A single 30% rate of income tax and further public spending cuts are needed to boost growth, according to a report backed by a campaign group and business leaders.
The major study demands simplification of the UK's tax system, including the abolition of national insurance and stamp duty.
The report, by the 2020 Tax Commission, claims the changes would result in a £3,400 tax cut for a two-earner household with an income of around £28,000 and could lead to an 8.4% increase in the UK's gross domestic product after 15 years.
The commission, a joint project between the TaxPayers' Alliance and Institute of Directors, calls for 30% tax rates on income and capital.
Under the plans national insurance contributions would be scrapped, with a single 30% rate of tax on income and a £10,000 personal allowance.
Corporation tax and capital gains tax would be replaced with a 30% tax on dividends, interest and rent.
Inheritance tax and stamp taxes on shares would be scrapped along with air passenger duty, while fuel duty would be cut by 5p under the proposals.
Taxation would be limited to a third of national income, as would public spending - meaning an extension until 2020 of cuts in government expenditure.
Councils would see their grants from central government cut but would be given new powers to impose local income and sales taxes.

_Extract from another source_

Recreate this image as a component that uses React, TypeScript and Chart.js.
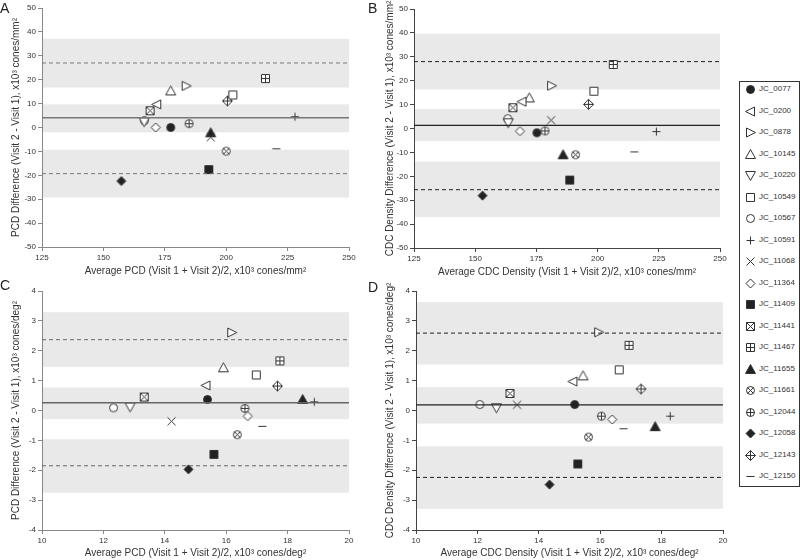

The proposal to shift to the single income tax would increase the budget deficit by £49.1 billion in the first year if the changes were not phased in or if there were no further cuts to public spending.
But the commission predicts that the boost to the economy would result in a £35 billion fall in annual borrowing after 15 years.

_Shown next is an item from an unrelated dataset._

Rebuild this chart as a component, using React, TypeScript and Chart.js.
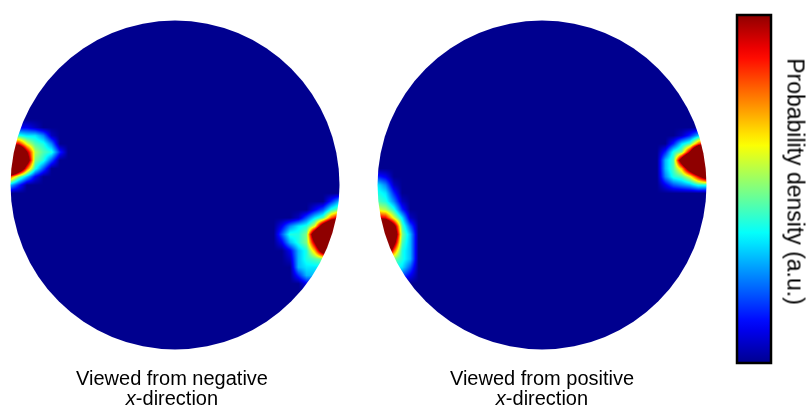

Allister Heath, chairman of the 2020 Tax Commission and editor of City A.M., said: "It is time for Britain to make a vital choice between tweaking the status quo and letting our economy continue to be crippled by complex and punitive taxes, and drastically changing course with a radical but realistic plan for a tax system fit for the 21st century.
"The 2020 Tax Commission has set out that plan and would ensure that income is taxed once at a single, much more reasonable rate. It could create the conditions to establish the UK as a global trading hub, generating renewed prosperity for all those who live and work here.
"Politicians who are serious about Britain's future need to take it up."
Matthew Elliott, chief executive of the TaxPayers' Alliance, said the government's priority should be to "ease the pressure" on families: "Tax reform is essential to make that possible."
Graeme Leach, director of policy at the Institute of Directors, said: "This is a radical and practical plan for reforming our tax system to make it fairer and better for the economy.
"Fiddling with the system causes more complexity and has little benefit to growth - this proposal would put a rocket under economic confidence.
"This is a real opportunity to make life easier for people, get more money on the high street and give Britain a tax system which is right in principle and works in practice.
"We need radical action to kickstart the economy, and this is a comprehensive way to do that in one go."